Stated exercise —
Return each line of the data below verbatim; pictures are to be left out.

Records —
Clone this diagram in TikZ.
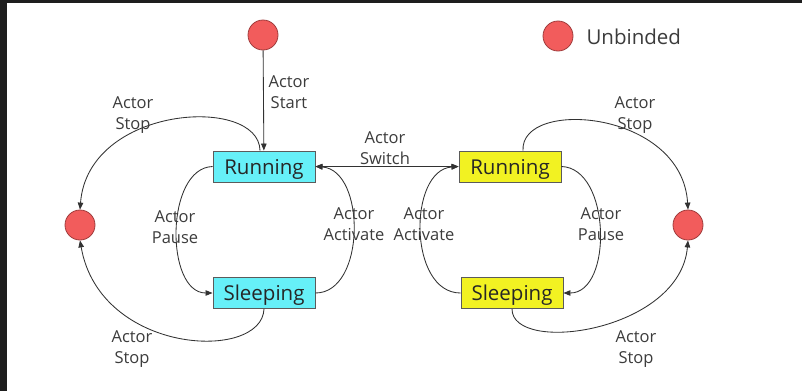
\documentclass[tikz,border=0pt]{standalone}
\usepackage{fontspec}
\setmainfont{Open Sans}
\usetikzlibrary{arrows.meta}
\definecolor{frame}{RGB}{30,30,30}
\definecolor{ink}{RGB}{50,50,50}
\definecolor{lbl}{RGB}{60,60,60}
\definecolor{runcyan}{RGB}{102,240,248}
\definecolor{runyellow}{RGB}{242,242,34}
\definecolor{unbfill}{RGB}{242,92,92}
\definecolor{unbline}{RGB}{160,60,60}
\tikzset{
  state/.style={draw=ink!80, line width=0.9pt, minimum width=102pt, minimum height=31pt,
    inner sep=0pt, text height=17pt, text depth=2pt,
    font=\fontsize{20.5}{22}\selectfont, text=black!85},
  cyanstate/.style={state, fill=runcyan},
  yellowstate/.style={state, fill=runyellow},
  unbound/.style={circle, draw=unbline, fill=unbfill, line width=0.8pt, minimum size=30pt, inner sep=0pt},
  edge/.style={draw=ink, line width=0.85pt, -{Triangle[length=7pt,width=5.5pt]}},
  tag/.style={align=center, text=lbl, font=\fontsize{16.5}{21}\selectfont, inner sep=0pt}
}
\begin{document}
\begin{tikzpicture}[x=1pt,y=-1pt]
  % canvas and dark frame strips
  \fill[white] (0,0) rectangle (802,391);
  \fill[frame] (0,0) rectangle (7,391);
  \fill[frame] (0,0) rectangle (802,2.5);
  \useasboundingbox (0,0) rectangle (802,391);

  % legend
  \node[unbound] (legend) at (558,36) {};
  \node[anchor=west, text=lbl, font=\fontsize{20.5}{22}\selectfont] (legendtxt) at (583,37) {Unbinded};

  % states
  \node[unbound] (start) at (263,35) {};
  \node[cyanstate] (lrun) at (264,166.5) {Running};
  \node[cyanstate] (lsleep) at (264,293) {Sleeping};
  \node[yellowstate] (rrun) at (510,166.5) {Running};
  \node[yellowstate] (rsleep) at (512,293) {Sleeping};
  \node[unbound] (lend) at (80,225) {};
  \node[unbound] (rend) at (688,225) {};

  % start and switch
  \draw[edge] (start) -- (lrun);
  \draw[edge, {Triangle[length=7pt,width=5.5pt]}-{Triangle[length=7pt,width=5.5pt]}] (lrun) -- (rrun);

  % pause / activate loops
  \draw[edge] (lrun.west) .. controls (165,168) and (165,293) .. (lsleep.west);
  \draw[edge] (lsleep.east) .. controls (366,293) and (366,170) .. (lrun.east);
  \draw[edge] (rsleep.west) .. controls (408,293) and (408,170) .. (rrun.west);
  \draw[edge] (rrun.east) .. controls (611,168) and (613,293) .. (rsleep.east);

  % stop transitions
  \draw[edge] ([xshift=-4pt]lrun.north) .. controls (259,95) and (88,105) .. (lend.north);
  \draw[edge] (lsleep.south) .. controls (262,362) and (100,355) .. (lend.south);
  \draw[edge] ([xshift=13pt]rrun.north) .. controls (520,98) and (682,110) .. (rend.north);
  \draw[edge] (rsleep.south) .. controls (512,355) and (680,332) .. (rend.south);

  % labels
  \node[tag] (tstart) at (289,92) {Actor\\Start};
  \node[tag] (tswitch) at (385,148) {Actor\\Switch};
  \node[tag] (tstoplt) at (133,115) {Actor\\Stop};
  \node[tag] (tstoplb) at (132,349) {Actor\\Stop};
  \node[tag] (tstoprt) at (635,115) {Actor\\Stop};
  \node[tag] (tstoprb) at (636,349) {Actor\\Stop};
  \node[tag] (tpausel) at (175,227) {Actor\\Pause};
  \node[tag] (tpauser) at (601,224) {Actor\\Pause};
  \node[tag] (tactl) at (354,224) {Actor\\Activate};
  \node[tag] (tactr) at (424,224) {Actor\\Activate};
\end{tikzpicture}
\end{document}
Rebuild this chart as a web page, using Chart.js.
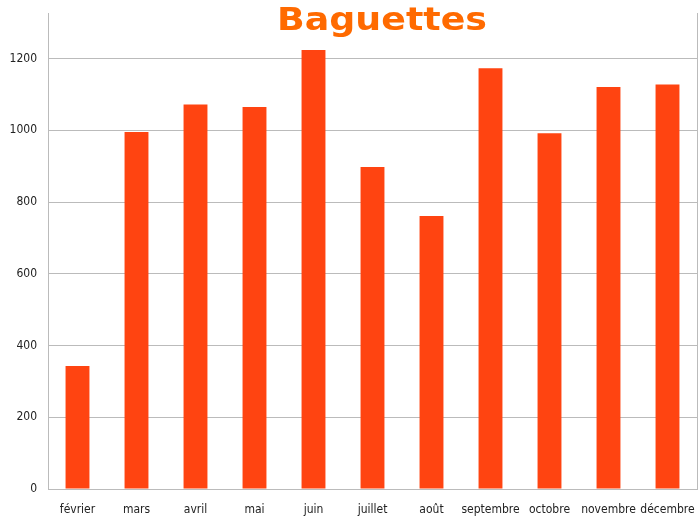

Correct output —
Clone this diagram in TikZ.
\documentclass[tikz,border=0pt]{standalone}
\usepackage{fontspec}
\setmainfont{Open Sans}
\usetikzlibrary{arrows.meta}
\definecolor{frame}{RGB}{30,30,30}
\definecolor{ink}{RGB}{50,50,50}
\definecolor{lbl}{RGB}{60,60,60}
\definecolor{runcyan}{RGB}{102,240,248}
\definecolor{runyellow}{RGB}{242,242,34}
\definecolor{unbfill}{RGB}{242,92,92}
\definecolor{unbline}{RGB}{160,60,60}
\tikzset{
  state/.style={draw=ink!80, line width=0.9pt, minimum width=102pt, minimum height=31pt,
    inner sep=0pt, text height=17pt, text depth=2pt,
    font=\fontsize{20.5}{22}\selectfont, text=black!85},
  cyanstate/.style={state, fill=runcyan},
  yellowstate/.style={state, fill=runyellow},
  unbound/.style={circle, draw=unbline, fill=unbfill, line width=0.8pt, minimum size=30pt, inner sep=0pt},
  edge/.style={draw=ink, line width=0.85pt, -{Triangle[length=7pt,width=5.5pt]}},
  tag/.style={align=center, text=lbl, font=\fontsize{16.5}{21}\selectfont, inner sep=0pt}
}
\begin{document}
\begin{tikzpicture}[x=1pt,y=-1pt]
  % canvas and dark frame strips
  \fill[white] (0,0) rectangle (802,391);
  \fill[frame] (0,0) rectangle (7,391);
  \fill[frame] (0,0) rectangle (802,2.5);
  \useasboundingbox (0,0) rectangle (802,391);

  % legend
  \node[unbound] (legend) at (558,36) {};
  \node[anchor=west, text=lbl, font=\fontsize{20.5}{22}\selectfont] (legendtxt) at (583,37) {Unbinded};

  % states
  \node[unbound] (start) at (263,35) {};
  \node[cyanstate] (lrun) at (264,166.5) {Running};
  \node[cyanstate] (lsleep) at (264,293) {Sleeping};
  \node[yellowstate] (rrun) at (510,166.5) {Running};
  \node[yellowstate] (rsleep) at (512,293) {Sleeping};
  \node[unbound] (lend) at (80,225) {};
  \node[unbound] (rend) at (688,225) {};

  % start and switch
  \draw[edge] (start) -- (lrun);
  \draw[edge, {Triangle[length=7pt,width=5.5pt]}-{Triangle[length=7pt,width=5.5pt]}] (lrun) -- (rrun);

  % pause / activate loops
  \draw[edge] (lrun.west) .. controls (165,168) and (165,293) .. (lsleep.west);
  \draw[edge] (lsleep.east) .. controls (366,293) and (366,170) .. (lrun.east);
  \draw[edge] (rsleep.west) .. controls (408,293) and (408,170) .. (rrun.west);
  \draw[edge] (rrun.east) .. controls (611,168) and (613,293) .. (rsleep.east);

  % stop transitions
  \draw[edge] ([xshift=-4pt]lrun.north) .. controls (259,95) and (88,105) .. (lend.north);
  \draw[edge] (lsleep.south) .. controls (262,362) and (100,355) .. (lend.south);
  \draw[edge] ([xshift=13pt]rrun.north) .. controls (520,98) and (682,110) .. (rend.north);
  \draw[edge] (rsleep.south) .. controls (512,355) and (680,332) .. (rend.south);

  % labels
  \node[tag] (tstart) at (289,92) {Actor\\Start};
  \node[tag] (tswitch) at (385,148) {Actor\\Switch};
  \node[tag] (tstoplt) at (133,115) {Actor\\Stop};
  \node[tag] (tstoplb) at (132,349) {Actor\\Stop};
  \node[tag] (tstoprt) at (635,115) {Actor\\Stop};
  \node[tag] (tstoprb) at (636,349) {Actor\\Stop};
  \node[tag] (tpausel) at (175,227) {Actor\\Pause};
  \node[tag] (tpauser) at (601,224) {Actor\\Pause};
  \node[tag] (tactl) at (354,224) {Actor\\Activate};
  \node[tag] (tactr) at (424,224) {Actor\\Activate};
\end{tikzpicture}
\end{document}
Rebuild this chart as a web page, using Chart.js.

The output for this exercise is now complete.